The killer escaped on foot and succeeded in evading a police manhunt. The police investigation dragged on for years.
Reaction to the hate crime was widespread with protest demonstrations and expressions of condemnation by president Shimon Peres, Prime Minister Benjamin Netanyahu, Nitzan Horowitz, the current Meretz leader who was then the only openly gay Member of Knesset, prominent legislators and other public figures. Even the Shas Party which for religious reasons is anti-gay, condemned the attack, saying that this was not the way to express opposition to the LGBT community.
In a sense, the killer achieved the opposite of what he intended. Tel Aviv Mayor Ron Huldai said that gays were welcome in Tel Aviv and that the city would fight to protect their rights. Since then, Tel Aviv has become the gay capital of the Middle East, there has been ever wider acceptance of members of the LGBT community and the fear of coming out of the closet has dissipated. Orthodox parents by and large no longer disown their gay progeny and have instead become supportive as have many other parents who join in annual gay pride marches around the country and in solidarity demonstrations. The hate on the part of some people has not ended, as happened almost exactly to the day six years later, when 16-year-old Shira Banki, who was not gay but who was marching in support of her friends in the Jerusalem Gay Pride Parade, was stabbed by Yishai Schlissel, a crazed ultra-Orthodox Jew who had managed to get past police security. But even without hate, and on the basis sheer ignorance, there still prominent personalities who iare prejudiced against the LGBT community, as for instance the recent political and social faux pas by Education Minister Rafi Peretz.
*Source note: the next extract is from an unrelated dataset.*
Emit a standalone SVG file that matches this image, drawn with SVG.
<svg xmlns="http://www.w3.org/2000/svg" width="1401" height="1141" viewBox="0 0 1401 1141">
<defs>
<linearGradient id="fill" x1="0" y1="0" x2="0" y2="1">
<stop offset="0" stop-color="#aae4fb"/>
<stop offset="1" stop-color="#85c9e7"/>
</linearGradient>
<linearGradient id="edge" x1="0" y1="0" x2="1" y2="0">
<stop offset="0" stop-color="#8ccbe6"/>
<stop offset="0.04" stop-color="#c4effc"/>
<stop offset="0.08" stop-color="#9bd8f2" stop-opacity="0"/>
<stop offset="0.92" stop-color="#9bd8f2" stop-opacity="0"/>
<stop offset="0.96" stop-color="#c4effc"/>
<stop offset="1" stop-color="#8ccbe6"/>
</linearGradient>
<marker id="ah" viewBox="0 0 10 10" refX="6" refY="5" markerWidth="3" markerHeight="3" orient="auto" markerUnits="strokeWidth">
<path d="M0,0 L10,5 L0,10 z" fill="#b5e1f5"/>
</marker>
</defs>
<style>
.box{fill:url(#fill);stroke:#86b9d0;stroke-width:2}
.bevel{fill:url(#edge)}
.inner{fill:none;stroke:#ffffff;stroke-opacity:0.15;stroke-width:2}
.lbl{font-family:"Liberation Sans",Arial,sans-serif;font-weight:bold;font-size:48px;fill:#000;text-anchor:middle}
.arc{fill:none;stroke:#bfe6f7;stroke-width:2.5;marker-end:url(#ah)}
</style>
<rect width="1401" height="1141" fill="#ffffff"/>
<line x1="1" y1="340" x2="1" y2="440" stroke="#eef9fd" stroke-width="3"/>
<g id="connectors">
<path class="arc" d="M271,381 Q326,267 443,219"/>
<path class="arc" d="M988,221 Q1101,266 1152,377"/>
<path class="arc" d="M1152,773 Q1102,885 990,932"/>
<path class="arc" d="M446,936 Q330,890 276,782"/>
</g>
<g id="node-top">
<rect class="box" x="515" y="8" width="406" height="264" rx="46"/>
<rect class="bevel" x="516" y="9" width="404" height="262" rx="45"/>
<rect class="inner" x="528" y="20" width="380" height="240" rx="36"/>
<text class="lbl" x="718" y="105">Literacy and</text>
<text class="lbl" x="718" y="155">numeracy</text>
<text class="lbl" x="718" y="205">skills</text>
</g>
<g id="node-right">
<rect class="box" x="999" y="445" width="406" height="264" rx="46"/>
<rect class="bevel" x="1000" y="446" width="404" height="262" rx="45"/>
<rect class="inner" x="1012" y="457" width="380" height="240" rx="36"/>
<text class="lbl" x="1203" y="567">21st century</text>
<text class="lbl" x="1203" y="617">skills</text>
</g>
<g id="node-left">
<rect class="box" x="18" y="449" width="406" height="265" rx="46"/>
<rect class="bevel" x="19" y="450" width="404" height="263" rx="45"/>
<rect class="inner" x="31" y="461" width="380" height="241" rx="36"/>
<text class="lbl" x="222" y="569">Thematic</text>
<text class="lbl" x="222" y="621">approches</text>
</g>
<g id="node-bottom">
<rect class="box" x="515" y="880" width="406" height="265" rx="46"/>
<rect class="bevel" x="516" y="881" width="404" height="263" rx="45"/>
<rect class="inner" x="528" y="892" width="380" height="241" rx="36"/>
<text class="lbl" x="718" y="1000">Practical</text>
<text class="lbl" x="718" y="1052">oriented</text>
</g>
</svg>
He subsequently retracted his remarks, but they remain on record in media archives.
This will not be the first time that members of the LGBT community will be telling their stories in people’s living rooms. It will be the third consecutive year. One of the venues will be the home of Ayala Katz, whose son Nir was murdered 10 years ago. Among the speakers who will be participating in living room talks will be survivors of the 2009 attack, including Yonatan Box, 26, who is permanently confined to a wheelchair as a result of his injuries.
■ PRIME MINISTER Benjamin Netanyahu has several historic achievements to his credit, especially on the diplomatic front, but diplomatic ties are not always permanent, and it’s possible that some of these achievements may unravel in the course of time. But if attempts to limit the tenure of a prime minister to two or at the most three terms, are successful, Netanyahu will have at least one historic achievement that will remain permanent, and that is beating the record of founding prime minister David Ben-Gurion as the longest serving prime minister of Israel. As it is, Netanyahu who will turn 70 on October 21, is already past retirement age, although unlike some other professions, there is no mandatory retirement age for politicians. If Shimon Peres had not been elected president just a few weeks short of his 84th birthday, he would have remained in the Knesset indefinitely. As it was, he was just two weeks shy of his 91st birthday when his seven-year tenure as president concluded.
■ REFUGEES CONTINUE to occupy headlines in the global media. One doesn’t have to be downtrodden to be a refugee. There are numerous refugees in the world who managed to bring a large portion of their wealth with them to their refuge or to quickly acquire fame and wealth in their new home. But that does not stop them from yearning for their old home while lamenting over what has happened to their native countries. One such person was the famous Austrian Jewish novelist, playwright and intellectual Stefan Zweig, who went into self-imposed exile in Brazil in 1936. He lived well in Brazil, and his writing and his fame continued to flourish, but beneath the veil of contentment was acute misery over what had happened to the Europe that he once knew.
Unable to bear the thought of the destruction of Europe, he committed suicide in 1942. One of the countries now coping with refugee problems is Germany, which is striving to rid itself of the stain that Adolf Hitler put on its character. German actress and film director Maria Schrader, though not Jewish, frequently deals with Jewish subjects in her films – and does so sympathetically. Perhaps this is another form of German restitution. Her well-received film Stefan Zweig-Farewell to Europe, will be screened on Monday, July 22, at 7:30 p.m. at the Goethe Institute, Weizmann Street 4, Tel Aviv. The dialogue is in German with English subtitles. Entry is free.
The film examines what it means to be a refugee, and deals in depth with the difficult decision faced by so many people around the world about whether to speak out against tyranny or to remain silent, and perhaps try to escape.